His museum is called "Mind of the Past." Inside, there are dozens of photos of Philadelphia luminaries like Billie Holiday, Frank Sinatra, basketball great Julius "Doctor J" Erving, and a photo of Richardson as a younger man. He said that in the 1950s he was one of the first African-American state electrical inspectors.

Richardson said that he's not a bad guy and pointed to the news articles about his campaign to reopen St. Peter Claver Catholic Church, on Lombard Street at 12th.

"This is my property," Richardson said. "I'm not going to let her [Frisby] steal my property from me."

There are several alleyways on Rodman Street, just north of South, where the gates are locked.

Matt Levinson, who lives in the same block of Rodman Street, said that he and his next-door neighbor share the alley between their homes. Traditionally, other residents said, two or three property owners might have keys to share a locked alleyway.

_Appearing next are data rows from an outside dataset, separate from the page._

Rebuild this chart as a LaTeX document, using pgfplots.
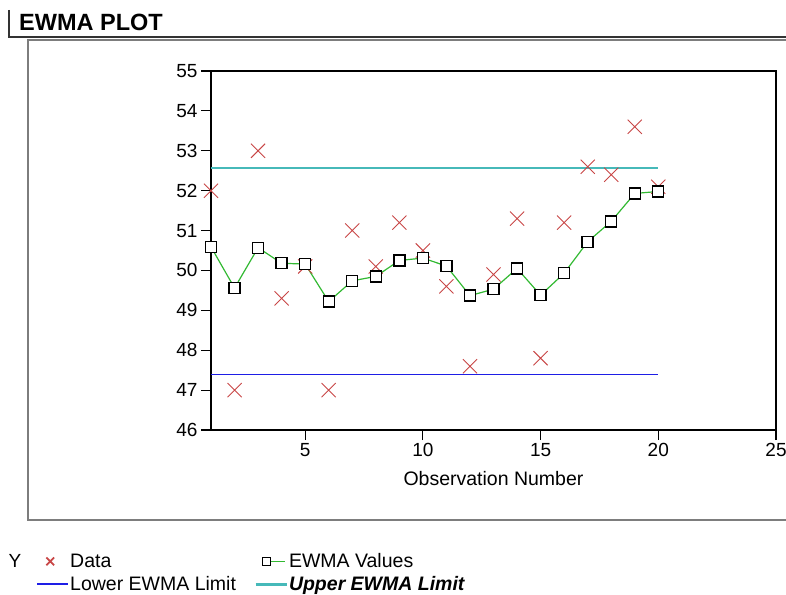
\documentclass[border=0pt]{standalone}
\usepackage{fontspec}
\setmainfont{Liberation Sans}
\usepackage{pgfplots}
\pgfplotsset{compat=1.18}
\definecolor{datared}{RGB}{200,70,70}
\definecolor{ewgreen}{RGB}{50,185,50}
\definecolor{ucyan}{RGB}{70,185,185}
\definecolor{lblue}{RGB}{30,30,230}
\definecolor{framegray}{RGB}{125,125,125}
\pgfplotsset{
  datalegend/.style={legend image code/.code={\path (0pt,0pt) (31pt,0pt); \draw[##1, mark size=5.5pt, line width=1.8pt] plot coordinates {(13pt,0pt)};}},
  ewmalegend/.style={legend image code/.code={\path (0pt,0pt) (31pt,0pt); \draw[ewgreen, line width=1.8pt] (15pt,0pt) -- (29pt,0pt); \draw[##1, mark size=4pt] plot coordinates {(11pt,0pt)};}},
  linelegend/.style={legend image code/.code={\draw[##1, line width=#1] (0pt,0pt) -- (31pt,0pt);}},
}
\begin{document}
\begin{tikzpicture}
\path[use as bounding box] (0pt,0pt) rectangle (786pt,-594pt);
% frames
\draw[black!80, line width=1.5pt] (9pt,-10pt) -- (9pt,-37pt) -- (790pt,-37pt);
\draw[framegray, line width=2pt] (790pt,-40pt) -- (28pt,-40pt) -- (28pt,-520pt) -- (790pt,-520pt);
\node[anchor=west, font=\fontsize{23.5}{26}\selectfont\bfseries, inner sep=0pt] at (19pt,-22pt) {EWMA PLOT};
\node[font=\fontsize{19}{21}\selectfont, inner sep=0pt] at (15pt,-561pt) {Y};
\begin{axis}[
  at={(211pt,-430pt)}, anchor=south west,
  scale only axis, width=565pt, height=359pt,
  xmin=1, xmax=25, ymin=46, ymax=55,
  xtick={5,10,15,20,25}, ytick={46,47,...,55},
  tick align=outside, xtick pos=left, ytick pos=left,
  major tick length=10pt,
  tick style={black, line width=1.2pt},
  axis line style={black, line width=1.5pt},
  ticklabel style={font=\fontsize{19}{21}\selectfont},
  /pgf/number format/assume math mode=true,
  xlabel={Observation Number},
  xlabel style={font=\fontsize{19.5}{22}\selectfont, at={(axis description cs:0.5,-0.134)}, anchor=center},
  clip=false,
  legend columns=2,
  legend cell align=left,
  legend style={draw=none, fill=none, at={(rel axis cs:-0.3097,-0.341)}, anchor=north west,
    font=\fontsize{19.5}{22}\selectfont, inner sep=0pt, row sep=5pt,
    nodes={inner sep=1pt},
    /tikz/column 2/.style={column sep=17pt}},
]
\addplot[only marks, mark=x, mark size=10pt, datared, line width=0.9pt, datalegend]
  coordinates {(1,52.0) (2,47.0) (3,53.0) (4,49.3) (5,50.1) (6,47.0) (7,51.0) (8,50.1) (9,51.2) (10,50.5)
  (11,49.6) (12,47.6) (13,49.9) (14,51.3) (15,47.8) (16,51.2) (17,52.6) (18,52.4) (19,53.6) (20,52.1)};
\addlegendentry{Data}
\addplot[ewgreen, line width=1.2pt, mark=square*, mark size=5.5pt,
  mark options={draw=black, fill=white, line width=1.4pt}, ewmalegend]
  coordinates {(1,50.59) (2,49.56) (3,50.57) (4,50.18) (5,50.16) (6,49.22) (7,49.74) (8,49.85) (9,50.25) (10,50.31)
  (11,50.11) (12,49.37) (13,49.53) (14,50.05) (15,49.38) (16,49.93) (17,50.72) (18,51.23) (19,51.93) (20,51.98)};
\addlegendentry{EWMA Values}
\addplot[lblue, line width=1.3pt, linelegend=2pt]
  coordinates {(1,47.40) (20,47.40)};
\addlegendentry{Lower EWMA Limit}
\addplot[ucyan, line width=2pt, linelegend=3pt]
  coordinates {(1,52.56) (20,52.56)};
\addlegendentry{\textbf{\textit{Upper EWMA Limit}}}
\end{axis}
\end{tikzpicture}
\end{document}
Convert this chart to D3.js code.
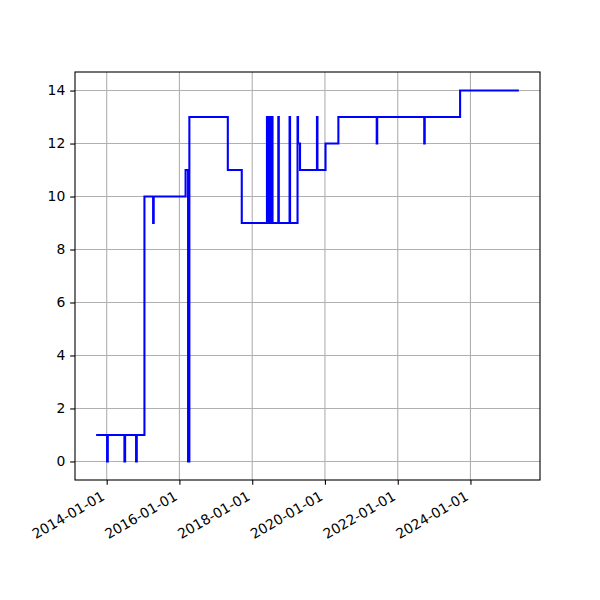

Charles Goodwin, president of the Center City Residents' Association, said he found the case "perplexing."

"I've heard of people getting into disputes as neighbors, but I don't recall ever hearing of any case like that," Goodwin said.

Goodwin is a lawyer, but said he's not a real-estate lawyer.

Yet, he said, there is something in the law where, because Frisby had access to the alley for more than 40 years, there is an "easement by prescription" - even if the easement isn't written into her deed.

Frisby said that someone at an L&I survey office told her years ago that easements weren't written into the deeds "because it was a known common passageway that was to be used by two neighbors."

Meanwhile, Frisby's lawyer, who didn't want to speak on the record, will send Richardson a letter to try to resolve the matter, Frisby said.

"The alley doesn't belong to anyone; that's universal," she said. "Everybody knows that."